Quale procedura seguite in caso di chiamate Covid-19 e quali sono i vostri tempi di risposta?

Bisogna specificare che sono chiamate di persone che comunicano sintomi compatibili con un’infezione da Covid-19. La valutazione va fatta caso per caso, anche perché il primo interlocutore del cittadino che presenta questi sintomi deve essere il proprio medico curante: cosa che invitiamo a fare, quando la sintomatologia non comprometta i parametri vitali del paziente. Va ricordato che il servizio 118 è un servizio di emergenza-urgenza sanitaria, che va chiamato prioritariamente in presenza di situazioni che mettano a rischio le funzioni vitali del paziente.

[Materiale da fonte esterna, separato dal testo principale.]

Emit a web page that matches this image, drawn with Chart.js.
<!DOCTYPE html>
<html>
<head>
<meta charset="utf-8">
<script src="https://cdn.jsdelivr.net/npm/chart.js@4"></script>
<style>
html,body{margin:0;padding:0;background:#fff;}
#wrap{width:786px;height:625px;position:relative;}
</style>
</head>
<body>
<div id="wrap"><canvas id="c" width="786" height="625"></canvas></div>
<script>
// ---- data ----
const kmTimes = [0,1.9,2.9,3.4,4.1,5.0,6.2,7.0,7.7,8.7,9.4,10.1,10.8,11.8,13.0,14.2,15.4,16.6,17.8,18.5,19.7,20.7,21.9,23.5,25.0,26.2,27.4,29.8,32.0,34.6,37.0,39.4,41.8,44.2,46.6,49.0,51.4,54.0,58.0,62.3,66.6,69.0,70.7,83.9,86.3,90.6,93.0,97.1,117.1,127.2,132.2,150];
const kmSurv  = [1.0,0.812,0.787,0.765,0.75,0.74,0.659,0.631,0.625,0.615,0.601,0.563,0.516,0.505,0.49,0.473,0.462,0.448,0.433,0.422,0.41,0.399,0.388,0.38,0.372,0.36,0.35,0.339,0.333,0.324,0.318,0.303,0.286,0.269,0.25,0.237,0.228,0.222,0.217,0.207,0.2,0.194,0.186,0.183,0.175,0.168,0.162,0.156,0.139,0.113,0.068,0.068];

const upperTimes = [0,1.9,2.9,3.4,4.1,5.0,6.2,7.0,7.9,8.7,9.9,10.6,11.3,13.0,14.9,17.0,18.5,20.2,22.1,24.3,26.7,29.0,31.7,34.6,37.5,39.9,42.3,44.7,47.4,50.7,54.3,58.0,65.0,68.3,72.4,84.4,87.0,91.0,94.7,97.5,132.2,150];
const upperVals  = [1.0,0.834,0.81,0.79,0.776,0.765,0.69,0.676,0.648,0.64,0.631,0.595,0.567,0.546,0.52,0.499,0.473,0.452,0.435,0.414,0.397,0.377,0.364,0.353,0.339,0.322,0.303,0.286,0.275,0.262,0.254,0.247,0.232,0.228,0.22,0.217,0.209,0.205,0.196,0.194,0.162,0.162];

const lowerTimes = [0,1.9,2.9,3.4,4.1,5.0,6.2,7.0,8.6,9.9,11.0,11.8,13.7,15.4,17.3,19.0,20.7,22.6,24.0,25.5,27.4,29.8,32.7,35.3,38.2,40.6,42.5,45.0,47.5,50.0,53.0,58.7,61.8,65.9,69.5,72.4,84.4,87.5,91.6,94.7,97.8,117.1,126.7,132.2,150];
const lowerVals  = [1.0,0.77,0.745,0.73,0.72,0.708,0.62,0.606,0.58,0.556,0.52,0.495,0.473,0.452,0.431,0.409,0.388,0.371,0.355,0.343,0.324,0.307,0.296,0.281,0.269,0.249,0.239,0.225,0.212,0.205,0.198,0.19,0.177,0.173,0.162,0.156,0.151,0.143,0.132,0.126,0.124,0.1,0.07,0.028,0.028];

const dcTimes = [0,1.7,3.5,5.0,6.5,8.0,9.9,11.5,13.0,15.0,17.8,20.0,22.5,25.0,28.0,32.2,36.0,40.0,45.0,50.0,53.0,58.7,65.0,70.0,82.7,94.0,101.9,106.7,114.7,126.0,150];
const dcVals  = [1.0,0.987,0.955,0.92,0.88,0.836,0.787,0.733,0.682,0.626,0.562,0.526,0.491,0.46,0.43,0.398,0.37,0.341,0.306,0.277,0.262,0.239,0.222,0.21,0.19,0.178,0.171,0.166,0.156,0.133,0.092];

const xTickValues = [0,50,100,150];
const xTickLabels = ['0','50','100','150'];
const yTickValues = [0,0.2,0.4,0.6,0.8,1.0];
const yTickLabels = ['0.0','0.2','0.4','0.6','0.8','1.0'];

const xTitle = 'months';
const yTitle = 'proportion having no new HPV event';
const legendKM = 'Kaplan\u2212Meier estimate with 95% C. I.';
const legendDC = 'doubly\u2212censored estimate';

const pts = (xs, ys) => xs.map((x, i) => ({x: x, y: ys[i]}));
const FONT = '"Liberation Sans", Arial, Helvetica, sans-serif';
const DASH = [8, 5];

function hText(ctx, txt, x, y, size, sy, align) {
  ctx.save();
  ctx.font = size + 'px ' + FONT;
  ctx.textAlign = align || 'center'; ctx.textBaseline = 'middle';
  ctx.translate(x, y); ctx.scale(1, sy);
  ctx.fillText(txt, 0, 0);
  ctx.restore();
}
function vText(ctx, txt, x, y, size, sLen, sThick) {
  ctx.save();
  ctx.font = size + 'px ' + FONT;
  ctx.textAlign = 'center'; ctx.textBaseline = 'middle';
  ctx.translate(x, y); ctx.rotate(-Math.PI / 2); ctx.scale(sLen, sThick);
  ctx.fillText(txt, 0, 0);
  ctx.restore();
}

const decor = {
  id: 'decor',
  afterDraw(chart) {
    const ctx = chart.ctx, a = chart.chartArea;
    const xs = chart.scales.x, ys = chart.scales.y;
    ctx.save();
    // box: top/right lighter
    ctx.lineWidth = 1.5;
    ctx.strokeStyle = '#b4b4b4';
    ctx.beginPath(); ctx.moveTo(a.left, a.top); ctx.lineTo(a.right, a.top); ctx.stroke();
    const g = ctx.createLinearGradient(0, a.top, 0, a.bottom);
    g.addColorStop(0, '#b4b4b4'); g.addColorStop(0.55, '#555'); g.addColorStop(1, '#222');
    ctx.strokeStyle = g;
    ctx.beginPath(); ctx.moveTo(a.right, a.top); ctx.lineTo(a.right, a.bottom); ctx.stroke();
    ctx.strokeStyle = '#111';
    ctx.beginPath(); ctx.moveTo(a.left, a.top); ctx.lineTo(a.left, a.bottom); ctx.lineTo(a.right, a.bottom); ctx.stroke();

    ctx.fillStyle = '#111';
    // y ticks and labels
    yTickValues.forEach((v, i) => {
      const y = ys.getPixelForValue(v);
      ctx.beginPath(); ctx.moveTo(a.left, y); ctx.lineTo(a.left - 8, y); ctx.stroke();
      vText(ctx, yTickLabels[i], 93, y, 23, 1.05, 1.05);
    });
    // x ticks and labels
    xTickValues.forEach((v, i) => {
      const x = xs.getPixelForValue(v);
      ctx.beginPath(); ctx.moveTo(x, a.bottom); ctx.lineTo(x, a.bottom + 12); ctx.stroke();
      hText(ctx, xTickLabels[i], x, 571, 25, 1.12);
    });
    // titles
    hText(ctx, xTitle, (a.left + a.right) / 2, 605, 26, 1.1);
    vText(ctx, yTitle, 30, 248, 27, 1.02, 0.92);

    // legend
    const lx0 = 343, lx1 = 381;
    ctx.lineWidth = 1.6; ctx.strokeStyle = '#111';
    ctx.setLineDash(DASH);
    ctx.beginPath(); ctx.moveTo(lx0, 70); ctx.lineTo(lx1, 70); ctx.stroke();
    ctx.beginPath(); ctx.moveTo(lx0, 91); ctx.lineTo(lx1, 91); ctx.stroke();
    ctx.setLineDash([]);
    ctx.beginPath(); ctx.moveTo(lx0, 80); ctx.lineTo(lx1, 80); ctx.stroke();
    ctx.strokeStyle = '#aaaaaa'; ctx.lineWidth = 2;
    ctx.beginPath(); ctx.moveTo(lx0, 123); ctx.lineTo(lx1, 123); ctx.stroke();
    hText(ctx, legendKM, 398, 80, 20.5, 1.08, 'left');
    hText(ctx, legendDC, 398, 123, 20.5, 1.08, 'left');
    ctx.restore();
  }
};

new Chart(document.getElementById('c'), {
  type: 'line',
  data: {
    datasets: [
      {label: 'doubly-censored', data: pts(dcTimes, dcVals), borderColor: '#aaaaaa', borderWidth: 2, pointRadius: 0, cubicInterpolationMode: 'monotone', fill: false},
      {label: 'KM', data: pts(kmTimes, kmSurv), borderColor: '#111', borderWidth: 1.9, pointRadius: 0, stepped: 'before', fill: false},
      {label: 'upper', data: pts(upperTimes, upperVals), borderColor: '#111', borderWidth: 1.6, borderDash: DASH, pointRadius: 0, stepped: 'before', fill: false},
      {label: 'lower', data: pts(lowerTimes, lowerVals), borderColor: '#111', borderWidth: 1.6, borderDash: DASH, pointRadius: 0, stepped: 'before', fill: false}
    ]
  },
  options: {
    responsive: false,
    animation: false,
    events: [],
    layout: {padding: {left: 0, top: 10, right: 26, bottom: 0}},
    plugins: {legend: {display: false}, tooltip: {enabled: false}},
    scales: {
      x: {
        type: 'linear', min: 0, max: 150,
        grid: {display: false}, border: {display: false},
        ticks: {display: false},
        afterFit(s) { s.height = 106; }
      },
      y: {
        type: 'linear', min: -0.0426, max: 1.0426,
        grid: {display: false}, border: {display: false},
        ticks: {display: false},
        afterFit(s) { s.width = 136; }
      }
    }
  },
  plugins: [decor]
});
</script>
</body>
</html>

Fatta questa premessa, la procedura di presa in carico del paziente positivo, o del paziente sintomatico con assenza di diagnosi che necessita comunque di essere trasportato in ospedale, prevede la comunicazione al mezzo di soccorso del triage telefonico effettuato, con l’indicazione ai nostri operatori del territorio di indossare gli idonei dispositivi di protezione individuale durante l’assistenza. La procedura prevede poi il trasporto in ospedali che siano attrezzati per il trattamento di pazienti Covid-19 e la successiva sanificazione del mezzo di soccorso, prima di essere riattivato. L’intera procedura richiede una durata maggiore, rispetto a quella eseguita per un soccorso “normale”: cosa che inevitabilmente allunga il tempo medio di attività del mezzo di soccorso sul singolo intervento.

Il lavoro degli operatori del 118 può essere molto stressante, come sta affrontando la situazione il vostro personale?

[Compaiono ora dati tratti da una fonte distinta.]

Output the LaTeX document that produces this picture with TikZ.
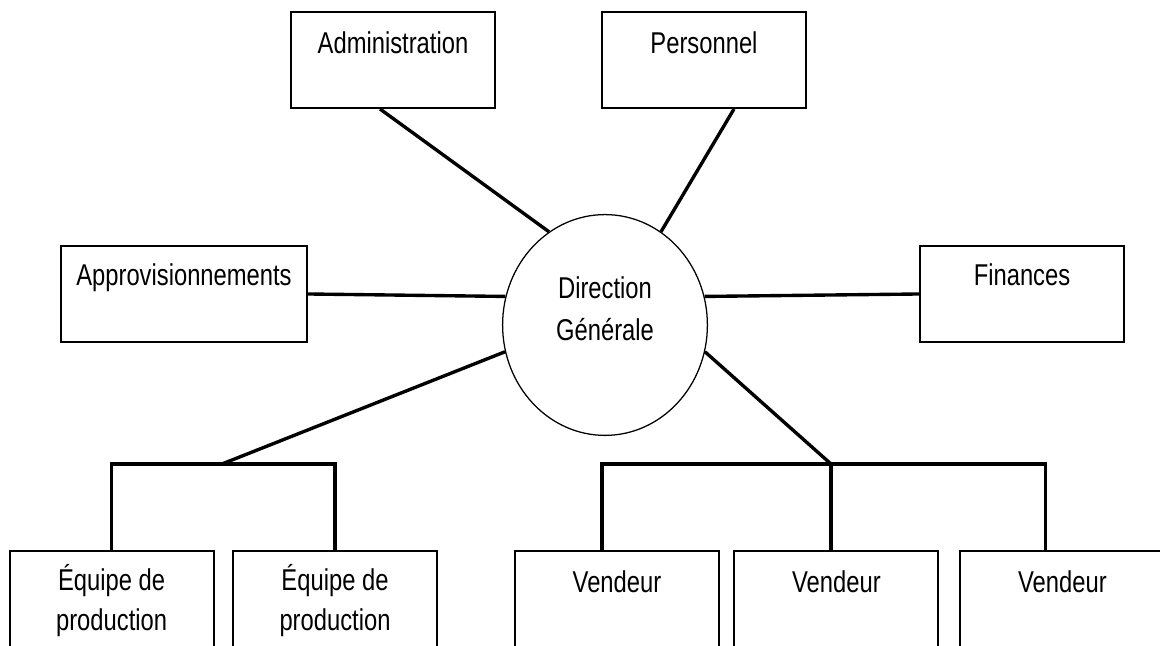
\documentclass[tikz,border=0pt]{standalone}
\usepackage{fontspec}
\setmainfont{Liberation Sans}[FakeStretch=0.79]
\usetikzlibrary{shapes.geometric}

\begin{document}
\begin{tikzpicture}[
  box/.style={draw,line width=1.4pt,minimum width=5.1cm,minimum height=2.4cm,inner sep=0pt},
  lbl/.style={anchor=north,inner sep=0pt,yshift=-0.5cm,align=center,
    font=\fontsize{21.4pt}{28.5pt}\selectfont},
  link/.style={line width=2.4pt}]
\useasboundingbox (0,0) rectangle (29,16.15);
\clip (0,0) rectangle (29,16.15);
\node[draw,ellipse,line width=0.9pt,minimum width=5.12cm,minimum height=5.52cm,
  label={[lbl,yshift=0.9cm,font=\fontsize{21.4pt}{29.6pt}\selectfont]center:Direction\\Générale}] (dir) at (15.125,8.025) {};
\node[box,label={[lbl,yshift=-0.02cm]north:Administration}] (adm) at (9.825,14.65) {};
\node[box,label={[lbl]north:Personnel}] (per) at (17.6,14.65) {};
\node[box,minimum width=6.15cm,label={[lbl,yshift=0.04cm]north:Approvisionnements}] (app) at (4.6,8.8) {};
\node[box,label={[lbl,yshift=0.04cm]north:Finances}] (fin) at (25.55,8.8) {};
\node[box,label={[lbl,yshift=0.15cm]north:Équipe de\\production}] (eq1) at (2.79,1.175) {};
\node[box,label={[lbl,yshift=0.15cm]north:Équipe de\\production}] (eq2) at (8.375,1.175) {};
\node[box,label={[lbl]north:Vendeur}] (v1) at (15.425,1.175) {};
\node[box,label={[lbl]north:Vendeur}] (v2) at (20.91,1.175) {};
\node[box,label={[lbl]north:Vendeur}] (v3) at (26.56,1.175) {};
\coordinate (eq) at (5.55,4.55);
\coordinate (vj) at (20.775,4.55);
\draw[link] ([xshift=-0.325cm]adm.south) -- (dir.121);
\draw[link] ([xshift=0.75cm]per.south) -- (dir.59);
\draw[link] (app.east) -- (dir.164);
\draw[link] (fin.west) -- (dir.16);
\draw[link] (dir.195) -- (eq);
\draw[link] (eq1.north) |- (eq) -| (eq2.north);
\draw[link] (dir.345) -- (vj);
\draw[link] ([xshift=-0.375cm]v1.north) |- (vj) -| ([xshift=-0.43cm]v3.north);
\draw[link] (vj) -- (vj |- v2.north);
\end{tikzpicture}
\end{document}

Molto bene. Credo che tutta la cittadinanza dovrebbe ringraziare le nostri operatrici e i nostri operatori per il lavoro che svolgono in favore della collettività. È vero che stiamo parlando di professionisti sanitari, ma non dimentichiamo che dietro il professionista c’è comunque un essere umano che, come tutti noi, ha le proprie paure.

Avete avuto casi di Covid-19 nel vostro personale?

Sì, come in tutte le strutture sanitarie nazionali. Per fortuna sono stati molto pochi, grazie a una politica di forte osservanza delle regole di prevenzione e a screening che vengono effettuati con costanza e tempestività.

Che tipo di chiamate ricevete?

Diciamo che, in questa seconda ondata, gli utenti appaiono più consapevoli di cosa sia la malattia e preparati su quali siano gli interlocutori da contattare in caso di problemi. Niente a che vedere con le chiamate di febbraio e marzo, in cui ci venivano poste domande di tutti i tipi: dalla possibilità di giocare a calcetto con gli amici, alle richieste su località sicure in cui fare il weekend, fino alla possibilità di essere contagiati dagli animali domestici.